The Cosmopolitan World of a South African Communist & ANC Activist in 1960s London
Apologies to anyone who
might have noticed I haven’t posted anything since the start of the new year.
One reason follows, but first I want to note that the subject of this post
was not in any way “religious,” at least by most definitions of what makes for
“religion.” And yet I think the course of his life during the struggle against
apartheid exemplifies something like—if not identical to—the “Marxist
spirituality” I attributed to C.L.R. James in a post last year.
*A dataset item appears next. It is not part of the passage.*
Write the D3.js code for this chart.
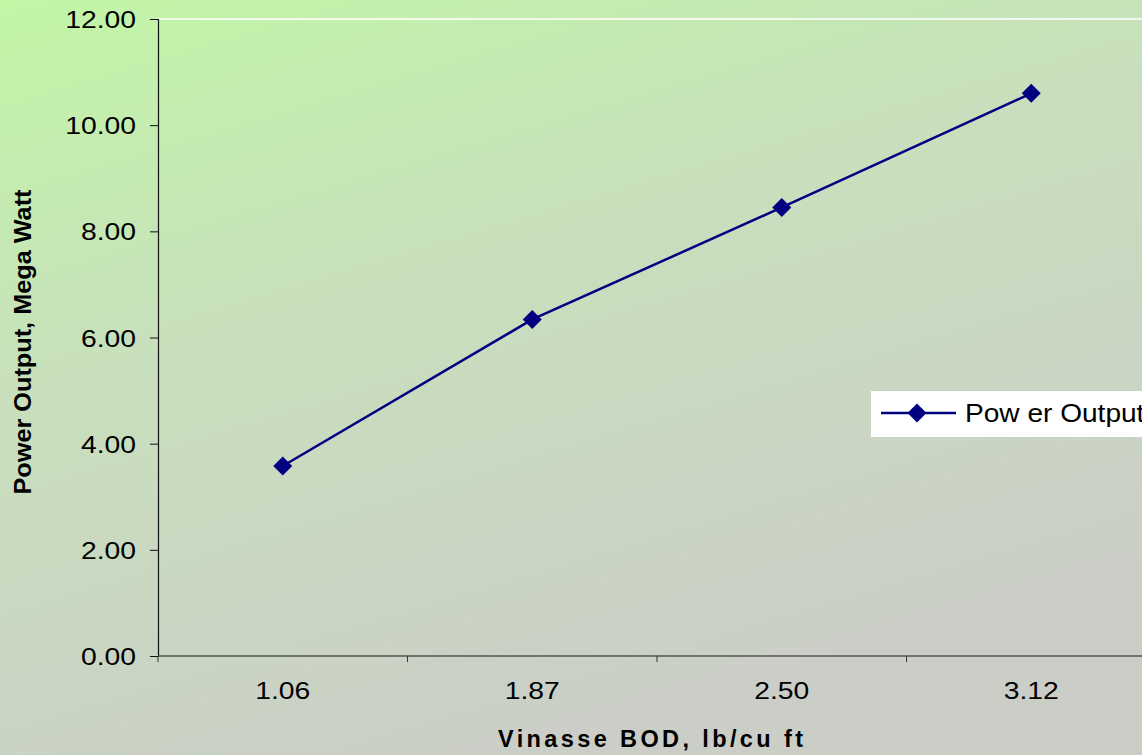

Inspired by Alan Wieder’s wonderful volume on Ruth First and Joe Slovo (Monthly Review Press, 2013), I’m doing research related to the strategic use of non-violence and violence in the anti-apartheid struggle and the remarkable role of the South African Communist Party in that struggle (its membership strongly overlapped with the ANC). I thought I’d share this delightful snippet from Padraig O’Malley’s Shades of Difference: Mac Maharaj and the Struggle for South Africa (Penguin Books, 2008).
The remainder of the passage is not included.